Thursday, 12 January 2012

alas

Alas. I have failed. My latest endeavour to create the perfect cheesecake has unfortunately turned out less than what I had hoped for.
The original plan: Try out my mother's 3 favourite cheesecake recipes and fuse them all together in an attempt to construct the ideal method to produce the smoothest, creamiest and most delicious baked cheesecake ever.
The actual plan: Bake 3 cheesecakes by fighting off the family from either eating all the cream cheese, removing the cake from the oven to make space for actual food and the most challenging of all - prevent everyone from eating the cake until it has set.

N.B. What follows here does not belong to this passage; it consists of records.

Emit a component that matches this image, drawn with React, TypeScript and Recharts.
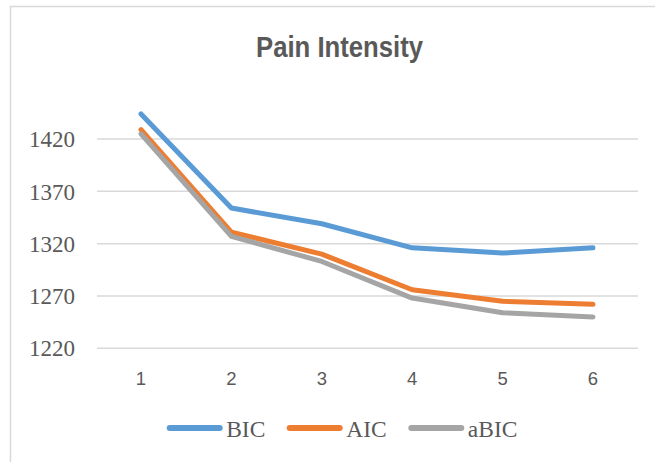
import React from 'react';
import { LineChart, Line, XAxis, YAxis, ReferenceLine } from 'recharts';

const categories = ['1', '2', '3', '4', '5', '6'];
const bicValues = [1444, 1354, 1339, 1316, 1311, 1316];
const aicValues = [1429, 1331, 1310, 1276, 1265, 1262];
const abicValues = [1425, 1327, 1303, 1268, 1254, 1250];
const yTicks = [1220, 1270, 1320, 1370, 1420];
const seriesNames = ['BIC', 'AIC', 'aBIC'];
const seriesColors = ['#5b9bd5', '#ed7d31', '#a5a5a5'];
const title = 'Pain Intensity';

const seriesValues = [bicValues, aicValues, abicValues];
const data = categories.map((c, i) => {
  const row: Record<string, string | number> = { x: c };
  seriesNames.forEach((n, s) => {
    row[n] = seriesValues[s][i];
  });
  return row;
});

const W = 655;
const H = 462;
const TEXT = '#595959';

// legend layout: start x of each item
const legendStarts = [166.7, 286.7, 408.3];
const legendY = 428;
const legendLine = 56;

export default function App() {
  return (
    <div style={{ position: 'absolute', left: 0, top: 0, width: W, height: H, background: '#fff' }}>
      <LineChart width={W} height={H} data={data} margin={{ top: 86.7, right: 17, bottom: 0, left: 0 }}>
        <XAxis
          dataKey="x"
          height={113.7}
          axisLine={false}
          tickLine={false}
          tickSize={0}
          tickMargin={24}
          padding={{ left: 44, right: 45 }}
          tick={{ fontFamily: 'Liberation Sans, Arial, sans-serif', fontSize: 18.5, fill: TEXT }}
        />
        <YAxis
          width={97}
          domain={[1220, 1470]}
          ticks={yTicks}
          axisLine={false}
          tickLine={false}
          tickSize={0}
          tickMargin={22}
          interval={0}
          tick={{ fontFamily: 'Liberation Serif, Times New Roman, serif', fontSize: 23, fill: TEXT }}
        />
        {yTicks.map((t) => (
          <ReferenceLine key={t} y={t} stroke="#d9d9d9" strokeWidth={1.5} ifOverflow="visible" />
        ))}
        {seriesNames.map((n, i) => (
          <Line
            key={n}
            type="linear"
            dataKey={n}
            stroke={seriesColors[i]}
            strokeWidth={5}
            strokeLinecap="round"
            strokeLinejoin="round"
            dot={false}
            activeDot={false}
            isAnimationActive={false}
          />
        ))}
      </LineChart>
      <svg
        width={W}
        height={H}
        style={{ position: 'absolute', left: 0, top: 0, pointerEvents: 'none' }}
      >
        <rect x={10.5} y={6.5} width={700} height={500} fill="none" stroke="#d9d9d9" strokeWidth={1.5} />
        <text
          x={339.5}
          y={56.7}
          textAnchor="middle"
          fontFamily="Liberation Sans, Arial, sans-serif"
          fontWeight="bold"
          fontSize={29}
          fill={TEXT}
          textLength={167}
          lengthAdjust="spacingAndGlyphs"
        >
          {title}
        </text>
        {seriesNames.map((n, i) => (
          <g key={n}>
            <line
              x1={legendStarts[i] + 3}
              x2={legendStarts[i] + legendLine - 3}
              y1={legendY}
              y2={legendY}
              stroke={seriesColors[i]}
              strokeWidth={6}
              strokeLinecap="round"
            />
            <text
              x={legendStarts[i] + legendLine + 3.5}
              y={436.7}
              fontFamily="Liberation Serif, Times New Roman, serif"
              fontSize={23.5}
              fill={TEXT}
            >
              {n}
            </text>
          </g>
        ))}
      </svg>
    </div>
  );
}
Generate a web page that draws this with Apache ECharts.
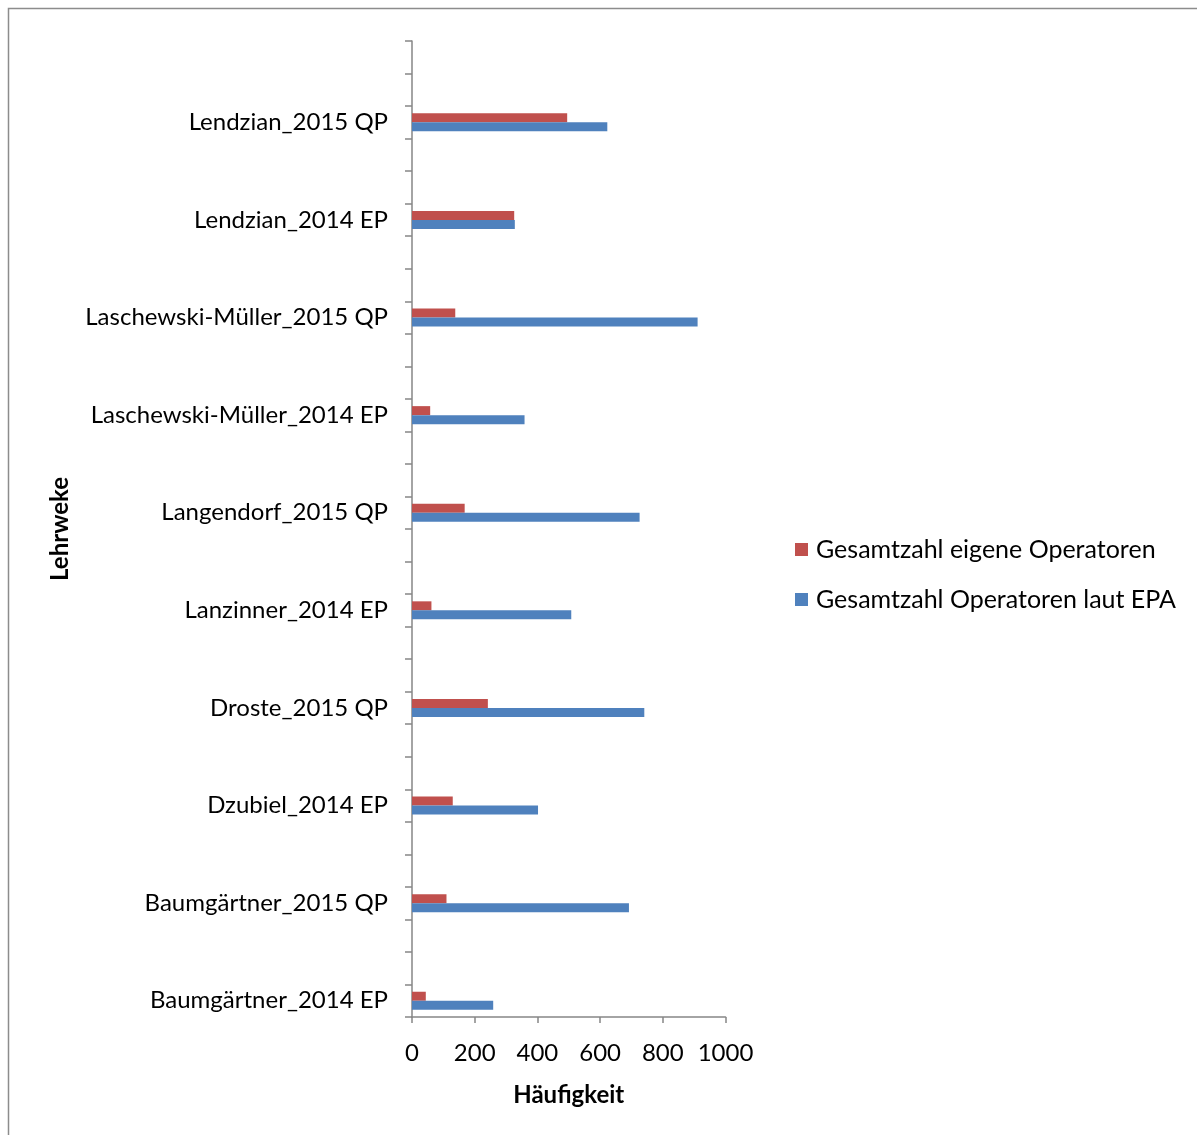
<!DOCTYPE html>
<html>
<head>
<meta charset="utf-8">
<script src="https://cdn.jsdelivr.net/npm/echarts@6/dist/echarts.min.js"></script>
<style>html,body{margin:0;padding:0;background:#fff}#c{width:1197px;height:1135px}</style>
</head>
<body>
<div id="c"></div>
<script>
// Categories listed bottom-to-top, as on the axis
const categories = [
  'Baumgärtner_2014 EP',
  'Baumgärtner_2015 QP',
  'Dzubiel_2014 EP',
  'Droste_2015 QP',
  'Lanzinner_2014 EP',
  'Langendorf_2015 QP',
  'Laschewski-Müller_2014 EP',
  'Laschewski-Müller_2015 QP',
  'Lendzian_2014 EP',
  'Lendzian_2015 QP'
];
const eigeneOperatoren = [44, 110, 130, 242, 62, 168, 58, 138, 326, 495];
const operatorenLautEPA = [259, 692, 402, 741, 508, 726, 359, 911, 328, 623];
const seriesNames = ['Gesamtzahl eigene Operatoren', 'Gesamtzahl Operatoren laut EPA'];
const xTicks = [0, 200, 400, 600, 800, 1000];

// The source sheet has two blank rows after each entry: 3 axis slots per entry
const slots = [], redSlots = [], blueSlots = [];
categories.forEach((c, i) => {
  slots.push(c); redSlots.push(eigeneOperatoren[i]); blueSlots.push(operatorenLautEPA[i]);
  for (let k = 0; k < 2; k++) { slots.push(''); redSlots.push(null); blueSlots.push(null); }
});

const font = 'Lato';
const fs = 24;
const axisGray = '#868686';
const chart = echarts.init(document.getElementById('c'));
chart.setOption({
  animation: false,
  textStyle: { fontFamily: font },
  graphic: [{
    type: 'rect', left: 6, top: 6,
    shape: { width: 1200, height: 1140 },
    style: { fill: 'none', stroke: '#8c8c8c', lineWidth: 1.5 },
    silent: true
  }],
  grid: { left: 412, top: 41, width: 313.5, height: 976, containLabel: false },
  legend: {
    orient: 'vertical', left: 795, top: 537, padding: 0,
    itemWidth: 13, itemHeight: 13, itemGap: 25,
    icon: 'rect',
    data: seriesNames,
    textStyle: { fontFamily: font, fontSize: 25, color: '#000', padding: [0, 0, 0, 3] }
  },
  xAxis: {
    type: 'value', min: xTicks[0], max: xTicks[xTicks.length - 1], interval: 200,
    name: 'Häufigkeit', nameLocation: 'middle', nameGap: 66,
    nameTextStyle: { fontFamily: font, fontWeight: 'bold', fontSize: fs, color: '#000' },
    axisLine: { show: true, lineStyle: { color: axisGray, width: 1.5 } },
    axisTick: { show: true, length: 6, lineStyle: { color: axisGray, width: 1.5 } },
    axisLabel: { fontFamily: font, fontSize: fs, color: '#000', margin: 24, formatter: v => String(v) },
    splitLine: { show: false }
  },
  yAxis: {
    type: 'category', data: slots, boundaryGap: true,
    name: 'Lehrweke', nameLocation: 'middle', nameGap: 340,
    nameTextStyle: { fontFamily: font, fontWeight: 'bold', fontSize: fs, color: '#000' },
    axisLine: { show: true, lineStyle: { color: axisGray, width: 1.5 } },
    axisTick: { show: true, interval: 0, length: 7, lineStyle: { color: axisGray, width: 1.5 } },
    axisLabel: { interval: 0, fontFamily: font, fontSize: fs, color: '#000', margin: 24, verticalAlign: 'middle' }
  },
  series: [
    {
      name: seriesNames[0], type: 'bar', data: redSlots, barWidth: 9, barGap: '0%',
      itemStyle: { color: '#c0504d' }
    },
    {
      name: seriesNames[1], type: 'bar', data: blueSlots, barWidth: 9, barGap: '0%',
      itemStyle: { color: '#4f81bd' }
    }
  ]
});
</script>
</body>
</html>
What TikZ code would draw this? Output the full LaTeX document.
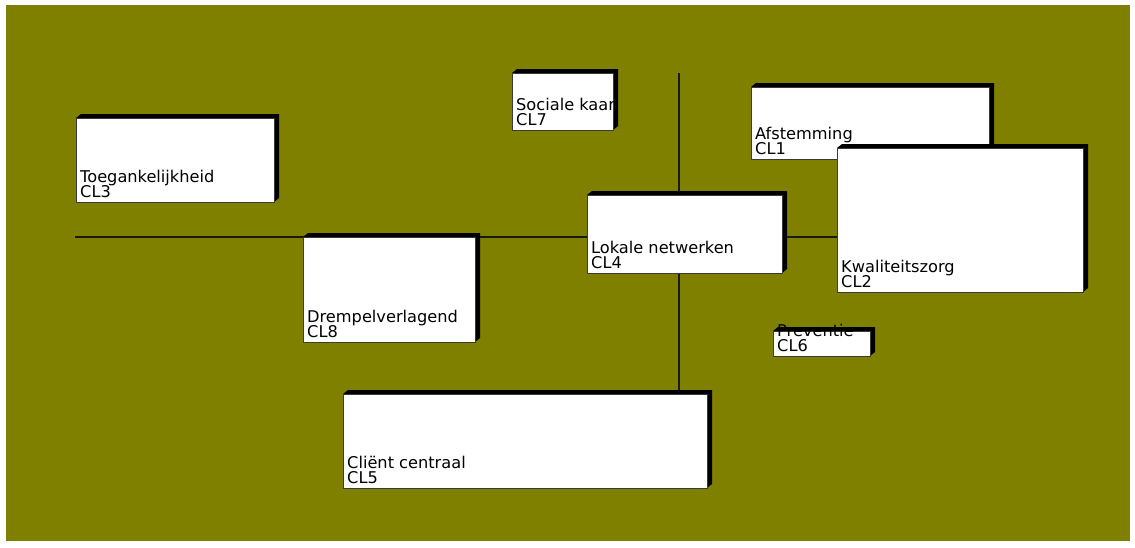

The main moral that I learnt from this whole experience was that making a cheesecake is both expensive and time consuming. Cheesecake number 1 had to be baked with fat free cottage cheese and greek yogurt instead of cream. This wasn't my idea but all the yummy food had already been eaten by the time I got home. I had to make do. Needless to say that number 1 came out less than perfect. Imagine baked cottage cheese - how it separates and curdles some more... that is what it was like. Terrible. |Almost put me off baking forever. (Like that's ever possible)
For cheesecake number 2 I was determined to use real cream cheese and real cream. I went to she shop after work and proceeded the hide the ingredients I had bought from the family (with much effort) until the time came to bake. The cheesecake was wonderful (in comparison to the other). It was smooth and creamy with only 2 major flaws: A massive three-way crack on the cake and to further ruin my hard work, the crust tasted like bread. It appears that is what happens when you forget to add the sugar...
For the third and final attempt I was determined to get the texture right. And the crust. Unfortunately neither quite made the standard I should consider decent. In a desperate effort to make a crust that is both crispy and does not taste like bread I used my trusty lemon meringue pastry. But as it turns out, the sides just flop in if you try to blind bake it in a dish higher than a tart dish. So. Armed with a semi-baked crust and creamed cottage cheese I was sure this one wouldn't crack like my last one. Sadly, however, I seemed to have overcompensated and the cake turned out just as semi-cooked as the crust and no one felt like waiting for it to set.
My final attempt was mindlessly devoured (at least by family who love me too much to tell me how horrible it was) on a summer evening by the pool where the conversation turned out much better than the cake had.